What the exercise asks:
Set down each line of the data below exactly as it stands, dropping the pictures.
[Begin Data section]
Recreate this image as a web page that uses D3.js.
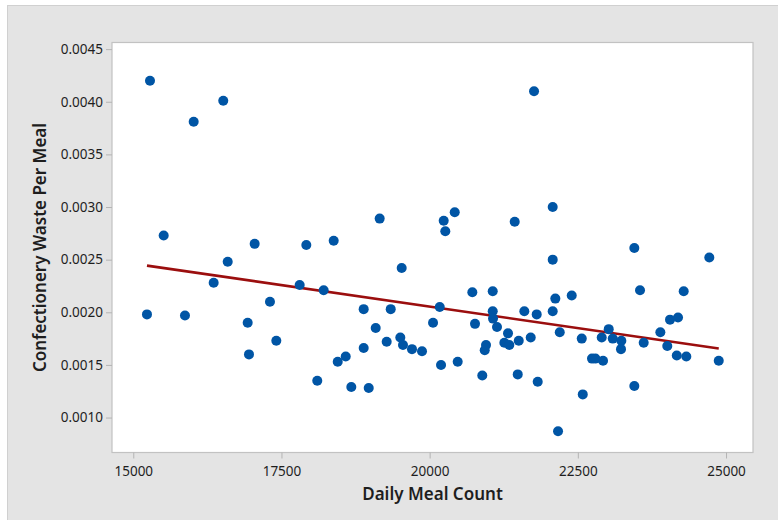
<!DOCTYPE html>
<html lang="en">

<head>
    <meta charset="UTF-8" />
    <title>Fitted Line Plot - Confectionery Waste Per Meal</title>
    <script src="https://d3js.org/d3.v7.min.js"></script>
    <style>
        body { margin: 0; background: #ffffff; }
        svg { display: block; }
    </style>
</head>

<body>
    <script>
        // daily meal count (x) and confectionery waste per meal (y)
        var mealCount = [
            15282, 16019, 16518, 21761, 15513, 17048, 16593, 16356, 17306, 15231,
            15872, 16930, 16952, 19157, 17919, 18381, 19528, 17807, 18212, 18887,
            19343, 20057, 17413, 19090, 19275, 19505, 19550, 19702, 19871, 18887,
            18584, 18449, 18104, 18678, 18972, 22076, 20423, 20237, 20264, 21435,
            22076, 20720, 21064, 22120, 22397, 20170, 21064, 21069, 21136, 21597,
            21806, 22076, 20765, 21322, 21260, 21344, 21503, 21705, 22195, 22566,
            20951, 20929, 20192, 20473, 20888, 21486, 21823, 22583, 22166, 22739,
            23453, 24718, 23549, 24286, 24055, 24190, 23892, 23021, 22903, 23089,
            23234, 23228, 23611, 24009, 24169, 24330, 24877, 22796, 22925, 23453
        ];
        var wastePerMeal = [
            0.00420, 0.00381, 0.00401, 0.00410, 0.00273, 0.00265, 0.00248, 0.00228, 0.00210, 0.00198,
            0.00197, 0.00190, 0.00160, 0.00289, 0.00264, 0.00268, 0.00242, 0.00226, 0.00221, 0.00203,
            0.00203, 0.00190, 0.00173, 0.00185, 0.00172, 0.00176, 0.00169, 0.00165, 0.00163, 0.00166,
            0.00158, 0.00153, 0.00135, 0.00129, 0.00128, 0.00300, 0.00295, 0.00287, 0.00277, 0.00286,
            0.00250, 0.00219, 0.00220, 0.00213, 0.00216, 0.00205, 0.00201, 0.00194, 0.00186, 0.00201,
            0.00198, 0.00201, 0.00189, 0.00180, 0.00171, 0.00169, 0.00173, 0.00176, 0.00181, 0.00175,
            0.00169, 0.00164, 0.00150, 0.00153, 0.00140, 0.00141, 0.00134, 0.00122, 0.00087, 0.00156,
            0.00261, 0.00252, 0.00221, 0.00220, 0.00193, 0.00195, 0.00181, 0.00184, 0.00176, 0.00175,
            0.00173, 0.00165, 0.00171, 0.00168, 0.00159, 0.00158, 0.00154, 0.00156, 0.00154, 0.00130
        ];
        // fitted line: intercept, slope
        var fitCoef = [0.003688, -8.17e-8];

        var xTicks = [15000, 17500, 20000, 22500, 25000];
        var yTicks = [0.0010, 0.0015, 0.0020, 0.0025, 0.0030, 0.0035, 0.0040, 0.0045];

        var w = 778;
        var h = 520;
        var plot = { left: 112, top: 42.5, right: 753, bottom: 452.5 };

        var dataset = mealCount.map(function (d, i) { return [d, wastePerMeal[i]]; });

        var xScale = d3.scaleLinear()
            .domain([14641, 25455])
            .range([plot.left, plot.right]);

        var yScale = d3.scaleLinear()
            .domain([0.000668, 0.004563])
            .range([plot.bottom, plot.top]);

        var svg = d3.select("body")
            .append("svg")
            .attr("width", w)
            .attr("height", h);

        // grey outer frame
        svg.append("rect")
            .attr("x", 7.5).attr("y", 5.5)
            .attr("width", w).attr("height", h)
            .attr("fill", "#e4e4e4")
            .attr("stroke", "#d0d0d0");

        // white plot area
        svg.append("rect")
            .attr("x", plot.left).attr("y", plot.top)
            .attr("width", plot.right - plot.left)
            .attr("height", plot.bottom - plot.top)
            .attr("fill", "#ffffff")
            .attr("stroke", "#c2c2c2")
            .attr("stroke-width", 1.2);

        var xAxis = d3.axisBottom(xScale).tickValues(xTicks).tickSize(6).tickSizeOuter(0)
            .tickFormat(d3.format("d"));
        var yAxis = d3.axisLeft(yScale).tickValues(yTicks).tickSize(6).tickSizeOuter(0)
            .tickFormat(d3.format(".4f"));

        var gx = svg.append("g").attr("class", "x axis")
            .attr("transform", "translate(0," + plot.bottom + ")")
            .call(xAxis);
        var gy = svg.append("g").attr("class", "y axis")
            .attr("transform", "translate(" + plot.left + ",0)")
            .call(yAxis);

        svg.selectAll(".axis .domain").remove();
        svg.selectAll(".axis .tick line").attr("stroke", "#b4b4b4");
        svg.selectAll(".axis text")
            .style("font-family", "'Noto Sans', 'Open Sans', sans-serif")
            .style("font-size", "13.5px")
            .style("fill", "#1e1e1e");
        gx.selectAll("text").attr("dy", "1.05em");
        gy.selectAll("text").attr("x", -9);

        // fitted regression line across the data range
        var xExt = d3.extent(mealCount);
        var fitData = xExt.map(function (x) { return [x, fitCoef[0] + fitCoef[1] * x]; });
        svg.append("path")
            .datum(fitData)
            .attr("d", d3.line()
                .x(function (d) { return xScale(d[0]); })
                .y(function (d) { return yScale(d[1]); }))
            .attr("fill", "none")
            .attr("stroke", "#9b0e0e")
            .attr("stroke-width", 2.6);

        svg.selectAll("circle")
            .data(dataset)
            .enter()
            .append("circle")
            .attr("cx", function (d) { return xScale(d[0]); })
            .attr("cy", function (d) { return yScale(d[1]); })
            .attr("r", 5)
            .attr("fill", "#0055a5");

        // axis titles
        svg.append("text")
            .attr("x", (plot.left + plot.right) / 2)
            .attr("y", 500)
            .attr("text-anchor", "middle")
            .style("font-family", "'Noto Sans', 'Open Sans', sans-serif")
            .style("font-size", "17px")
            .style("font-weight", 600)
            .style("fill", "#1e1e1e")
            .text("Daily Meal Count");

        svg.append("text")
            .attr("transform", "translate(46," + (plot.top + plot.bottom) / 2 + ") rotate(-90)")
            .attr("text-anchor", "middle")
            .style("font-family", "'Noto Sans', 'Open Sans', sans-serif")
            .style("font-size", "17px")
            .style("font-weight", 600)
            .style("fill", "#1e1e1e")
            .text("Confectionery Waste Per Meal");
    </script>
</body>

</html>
[End Data section]
Solution to this task:
Recreate this image as a web page that uses D3.js.
<!DOCTYPE html>
<html lang="en">

<head>
    <meta charset="UTF-8" />
    <title>Fitted Line Plot - Confectionery Waste Per Meal</title>
    <script src="https://d3js.org/d3.v7.min.js"></script>
    <style>
        body { margin: 0; background: #ffffff; }
        svg { display: block; }
    </style>
</head>

<body>
    <script>
        // daily meal count (x) and confectionery waste per meal (y)
        var mealCount = [
            15282, 16019, 16518, 21761, 15513, 17048, 16593, 16356, 17306, 15231,
            15872, 16930, 16952, 19157, 17919, 18381, 19528, 17807, 18212, 18887,
            19343, 20057, 17413, 19090, 19275, 19505, 19550, 19702, 19871, 18887,
            18584, 18449, 18104, 18678, 18972, 22076, 20423, 20237, 20264, 21435,
            22076, 20720, 21064, 22120, 22397, 20170, 21064, 21069, 21136, 21597,
            21806, 22076, 20765, 21322, 21260, 21344, 21503, 21705, 22195, 22566,
            20951, 20929, 20192, 20473, 20888, 21486, 21823, 22583, 22166, 22739,
            23453, 24718, 23549, 24286, 24055, 24190, 23892, 23021, 22903, 23089,
            23234, 23228, 23611, 24009, 24169, 24330, 24877, 22796, 22925, 23453
        ];
        var wastePerMeal = [
            0.00420, 0.00381, 0.00401, 0.00410, 0.00273, 0.00265, 0.00248, 0.00228, 0.00210, 0.00198,
            0.00197, 0.00190, 0.00160, 0.00289, 0.00264, 0.00268, 0.00242, 0.00226, 0.00221, 0.00203,
            0.00203, 0.00190, 0.00173, 0.00185, 0.00172, 0.00176, 0.00169, 0.00165, 0.00163, 0.00166,
            0.00158, 0.00153, 0.00135, 0.00129, 0.00128, 0.00300, 0.00295, 0.00287, 0.00277, 0.00286,
            0.00250, 0.00219, 0.00220, 0.00213, 0.00216, 0.00205, 0.00201, 0.00194, 0.00186, 0.00201,
            0.00198, 0.00201, 0.00189, 0.00180, 0.00171, 0.00169, 0.00173, 0.00176, 0.00181, 0.00175,
            0.00169, 0.00164, 0.00150, 0.00153, 0.00140, 0.00141, 0.00134, 0.00122, 0.00087, 0.00156,
            0.00261, 0.00252, 0.00221, 0.00220, 0.00193, 0.00195, 0.00181, 0.00184, 0.00176, 0.00175,
            0.00173, 0.00165, 0.00171, 0.00168, 0.00159, 0.00158, 0.00154, 0.00156, 0.00154, 0.00130
        ];
        // fitted line: intercept, slope
        var fitCoef = [0.003688, -8.17e-8];

        var xTicks = [15000, 17500, 20000, 22500, 25000];
        var yTicks = [0.0010, 0.0015, 0.0020, 0.0025, 0.0030, 0.0035, 0.0040, 0.0045];

        var w = 778;
        var h = 520;
        var plot = { left: 112, top: 42.5, right: 753, bottom: 452.5 };

        var dataset = mealCount.map(function (d, i) { return [d, wastePerMeal[i]]; });

        var xScale = d3.scaleLinear()
            .domain([14641, 25455])
            .range([plot.left, plot.right]);

        var yScale = d3.scaleLinear()
            .domain([0.000668, 0.004563])
            .range([plot.bottom, plot.top]);

        var svg = d3.select("body")
            .append("svg")
            .attr("width", w)
            .attr("height", h);

        // grey outer frame
        svg.append("rect")
            .attr("x", 7.5).attr("y", 5.5)
            .attr("width", w).attr("height", h)
            .attr("fill", "#e4e4e4")
            .attr("stroke", "#d0d0d0");

        // white plot area
        svg.append("rect")
            .attr("x", plot.left).attr("y", plot.top)
            .attr("width", plot.right - plot.left)
            .attr("height", plot.bottom - plot.top)
            .attr("fill", "#ffffff")
            .attr("stroke", "#c2c2c2")
            .attr("stroke-width", 1.2);

        var xAxis = d3.axisBottom(xScale).tickValues(xTicks).tickSize(6).tickSizeOuter(0)
            .tickFormat(d3.format("d"));
        var yAxis = d3.axisLeft(yScale).tickValues(yTicks).tickSize(6).tickSizeOuter(0)
            .tickFormat(d3.format(".4f"));

        var gx = svg.append("g").attr("class", "x axis")
            .attr("transform", "translate(0," + plot.bottom + ")")
            .call(xAxis);
        var gy = svg.append("g").attr("class", "y axis")
            .attr("transform", "translate(" + plot.left + ",0)")
            .call(yAxis);

        svg.selectAll(".axis .domain").remove();
        svg.selectAll(".axis .tick line").attr("stroke", "#b4b4b4");
        svg.selectAll(".axis text")
            .style("font-family", "'Noto Sans', 'Open Sans', sans-serif")
            .style("font-size", "13.5px")
            .style("fill", "#1e1e1e");
        gx.selectAll("text").attr("dy", "1.05em");
        gy.selectAll("text").attr("x", -9);

        // fitted regression line across the data range
        var xExt = d3.extent(mealCount);
        var fitData = xExt.map(function (x) { return [x, fitCoef[0] + fitCoef[1] * x]; });
        svg.append("path")
            .datum(fitData)
            .attr("d", d3.line()
                .x(function (d) { return xScale(d[0]); })
                .y(function (d) { return yScale(d[1]); }))
            .attr("fill", "none")
            .attr("stroke", "#9b0e0e")
            .attr("stroke-width", 2.6);

        svg.selectAll("circle")
            .data(dataset)
            .enter()
            .append("circle")
            .attr("cx", function (d) { return xScale(d[0]); })
            .attr("cy", function (d) { return yScale(d[1]); })
            .attr("r", 5)
            .attr("fill", "#0055a5");

        // axis titles
        svg.append("text")
            .attr("x", (plot.left + plot.right) / 2)
            .attr("y", 500)
            .attr("text-anchor", "middle")
            .style("font-family", "'Noto Sans', 'Open Sans', sans-serif")
            .style("font-size", "17px")
            .style("font-weight", 600)
            .style("fill", "#1e1e1e")
            .text("Daily Meal Count");

        svg.append("text")
            .attr("transform", "translate(46," + (plot.top + plot.bottom) / 2 + ") rotate(-90)")
            .attr("text-anchor", "middle")
            .style("font-family", "'Noto Sans', 'Open Sans', sans-serif")
            .style("font-size", "17px")
            .style("font-weight", 600)
            .style("fill", "#1e1e1e")
            .text("Confectionery Waste Per Meal");
    </script>
</body>

</html>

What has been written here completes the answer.